The cost to repair the tail light and assembly was $160. The value of the vehicle was $1,200. And the State requested $1,453.82 to repair the tail light, the hole, and all of the cracks in the body of the car.
Rejecting Craig’s argument that he could only be required to pay for the $160 damage he directly caused, the court of appeals held:
¶10 . . . [A] circuit court has authority to order restitution based on evidence that the pertinent criminal conduct was a substantial factor in causing the damage and not necessarily a direct cause of the damage. See State v. Canady, 2000 WI App 87, 234 Wis. 2d 261, 610 N.W.2d 147 (upholding circuit court’s restitution order even though defendant did not directly cause the damage to a glass apartment door, because the damage was caused by a police officer who was attempting to detain and arrest the defendant). The court in Canady reasoned that “[w]hile damaging the glass door pane may not have been intended or expected on Canady’s part, the natural consequences of grabbing for a metal pry bar while resisting arrest was that he would be disarmed” resulting in damage to the door. Id. at ¶12. Put differently, the damage at issue must have resulted from “the natural consequences of” the defendant’s actions, but the defendant’s actions need not have directly caused the harm. Id.
The court of appeals also approved the circuit court’s choice of $1,200 (the value of the car) as the amount. Under §973.20(2)(b)1,”the circuit court has the authority to order restitution for the “value of the property on the date of its damage.” ¶12. Furthermore, circuit courts have a lot of flexibility when ordering restitution.

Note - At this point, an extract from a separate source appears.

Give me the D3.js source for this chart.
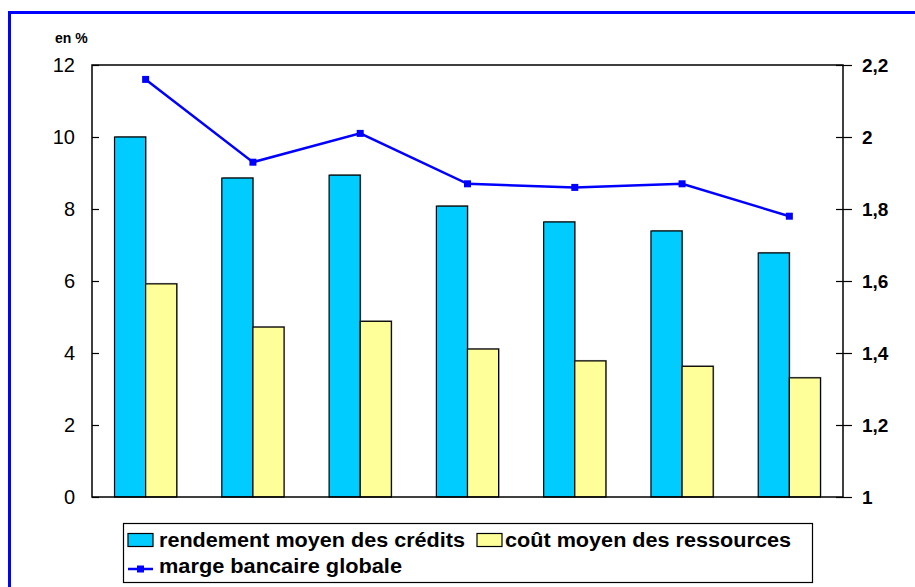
<!DOCTYPE html>
<html>
<head>
<meta charset="utf-8">
<script src="https://cdn.jsdelivr.net/npm/d3@7"></script>
<style>
  body { margin: 0; background: #fff; }
  svg text { font-family: "Liberation Sans", Arial, sans-serif; }
</style>
</head>
<body>
<svg id="chart" width="915" height="587"></svg>
<script>
// categories (no labels shown on the x axis)
const categories = ["1", "2", "3", "4", "5", "6", "7"];
// left axis, en %
const rendement = [10.0, 8.86, 8.94, 8.08, 7.64, 7.39, 6.78];
const cout = [5.92, 4.72, 4.88, 4.11, 3.78, 3.63, 3.31];
// right axis
const marge = [2.16, 1.93, 2.01, 1.87, 1.86, 1.87, 1.78];
const leftTicks = [0, 2, 4, 6, 8, 10, 12];
const rightTicks = [1, 1.2, 1.4, 1.6, 1.8, 2, 2.2];
const seriesNames = ["rendement moyen des crédits", "coût moyen des ressources", "marge bancaire globale"];

const svg = d3.select("#chart");

// outer frame, runs off the right and bottom
svg.append("rect")
  .attr("x", 9.5).attr("y", 12.5)
  .attr("width", 920).attr("height", 600)
  .attr("fill", "none").attr("stroke", "#0000ff").attr("stroke-width", 3);

const pLeft = 92, pRight = 843, pTop = 65, pBottom = 497;

const x = d3.scaleBand().domain(categories).range([pLeft, pRight])
  .paddingInner(0.42).paddingOuter(0.21);
const sub = d3.scaleBand().domain([0, 1]).range([0, x.bandwidth()]);
const yL = d3.scaleLinear().domain([0, 12]).range([pBottom, pTop]);
const yR = d3.scaleLinear().domain([1, 2.2]).range([pBottom, pTop]);

// bars
const series = [
  { vals: rendement, color: "#00ccff" },
  { vals: cout, color: "#ffff99" }
];
series.forEach((s, si) => {
  // light shadow
  svg.append("g").selectAll("rect").data(s.vals).enter().append("rect")
    .attr("x", (d, i) => x(categories[i]) + sub(si) + 1)
    .attr("y", d => yL(d) - 1)
    .attr("width", sub.bandwidth())
    .attr("height", d => pBottom - yL(d))
    .attr("fill", "#aaa");
});
series.forEach((s, si) => {
  svg.append("g").selectAll("rect").data(s.vals).enter().append("rect")
    .attr("x", (d, i) => x(categories[i]) + sub(si))
    .attr("y", d => yL(d))
    .attr("width", sub.bandwidth())
    .attr("height", d => pBottom - yL(d))
    .attr("fill", s.color)
    .attr("stroke", "#000").attr("stroke-width", 1.2);
});

// plot frame
svg.append("rect")
  .attr("x", pLeft).attr("y", pTop)
  .attr("width", pRight - pLeft).attr("height", pBottom - pTop)
  .attr("fill", "none").attr("stroke", "#000").attr("stroke-width", 1.5);

// left axis
const axL = svg.append("g").attr("transform", `translate(${pLeft},0)`)
  .call(d3.axisLeft(yL).tickValues(leftTicks).tickSize(-7).tickPadding(17));
axL.select(".domain").remove();
axL.selectAll("line").attr("stroke", "#000").attr("stroke-width", 1.2);
axL.selectAll("text").attr("font-size", 20).attr("fill", "#000")
  .attr("font-family", "Liberation Sans, Arial, sans-serif");

// right axis, ticks cross the line
const fmt = d => String(d).replace(".", ",");
const axR = svg.append("g").attr("transform", `translate(${pRight},0)`)
  .call(d3.axisRight(yR).tickValues(rightTicks).tickSizeInner(9).tickSizeOuter(0).tickPadding(10).tickFormat(fmt));
axR.select(".domain").remove();
axR.selectAll(".tick").append("line")
  .attr("x1", -7).attr("x2", 0).attr("stroke", "#000").attr("stroke-width", 1.2);
axR.selectAll("line").attr("stroke", "#000").attr("stroke-width", 1.2);
axR.selectAll("text").attr("font-size", 19).attr("font-weight", "bold").attr("fill", "#000")
  .attr("font-family", "Liberation Sans, Arial, sans-serif");

// unit label
svg.append("text").attr("x", 55).attr("y", 43)
  .attr("font-size", 14).attr("font-weight", "bold").text("en %");

// line
const line = d3.line()
  .x((d, i) => x(categories[i]) + x.bandwidth() / 2)
  .y(d => yR(d));
svg.append("path").datum(marge)
  .attr("d", line).attr("fill", "none")
  .attr("stroke", "#0000ff").attr("stroke-width", 2.5);
svg.append("g").selectAll("rect").data(marge).enter().append("rect")
  .attr("x", (d, i) => x(categories[i]) + x.bandwidth() / 2 - 3.5)
  .attr("y", d => yR(d) - 3.5)
  .attr("width", 7).attr("height", 7)
  .attr("fill", "#0000ff");

// legend
const lg = svg.append("g");
lg.append("rect").attr("x", 123.5).attr("y", 523.5).attr("width", 689).attr("height", 59)
  .attr("fill", "#fff").attr("stroke", "#000").attr("stroke-width", 1.2);
const sw = [
  { x: 128, color: "#00ccff", tx: 159, tw: 306 },
  { x: 477, color: "#ffff99", tx: 505, tw: 286 }
];
sw.forEach((s, i) => {
  lg.append("rect").attr("x", s.x).attr("y", 533.5).attr("width", 25).attr("height", 13)
    .attr("fill", s.color).attr("stroke", "#000").attr("stroke-width", 1.2);
  lg.append("text").attr("x", s.tx).attr("y", 547)
    .attr("font-size", 19.5).attr("font-weight", "bold")
    .attr("textLength", s.tw).attr("lengthAdjust", "spacingAndGlyphs")
    .text(seriesNames[i]);
});
lg.append("line").attr("x1", 128).attr("x2", 153).attr("y1", 569).attr("y2", 569)
  .attr("stroke", "#0000ff").attr("stroke-width", 2.5);
lg.append("rect").attr("x", 137).attr("y", 565.5).attr("width", 7).attr("height", 7)
  .attr("fill", "#0000ff");
lg.append("text").attr("x", 159).attr("y", 573)
  .attr("font-size", 19.5).attr("font-weight", "bold")
  .attr("textLength", 243).attr("lengthAdjust", "spacingAndGlyphs")
  .text(seriesNames[2]);
</script>
</body>
</html>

¶13 . . . It apparently would have been difficult for the court to parse out from the repair estimate precisely how much it would cost to fix only the preexisting damage, separate from all damage that was a natural consequence of Craig’s actions, due to the fact that the criminal conduct aggravated preexisting damage. That is, Craig used the wooden object to damage a visibly damaged car more than it had been damaged before, but it was hard to say precisely how much more it was damaged. Faced with these facts, the court made a rational choice from among the options provided in §973.20(2) by settling on the value of the vehicle, an amount less than total repair costs.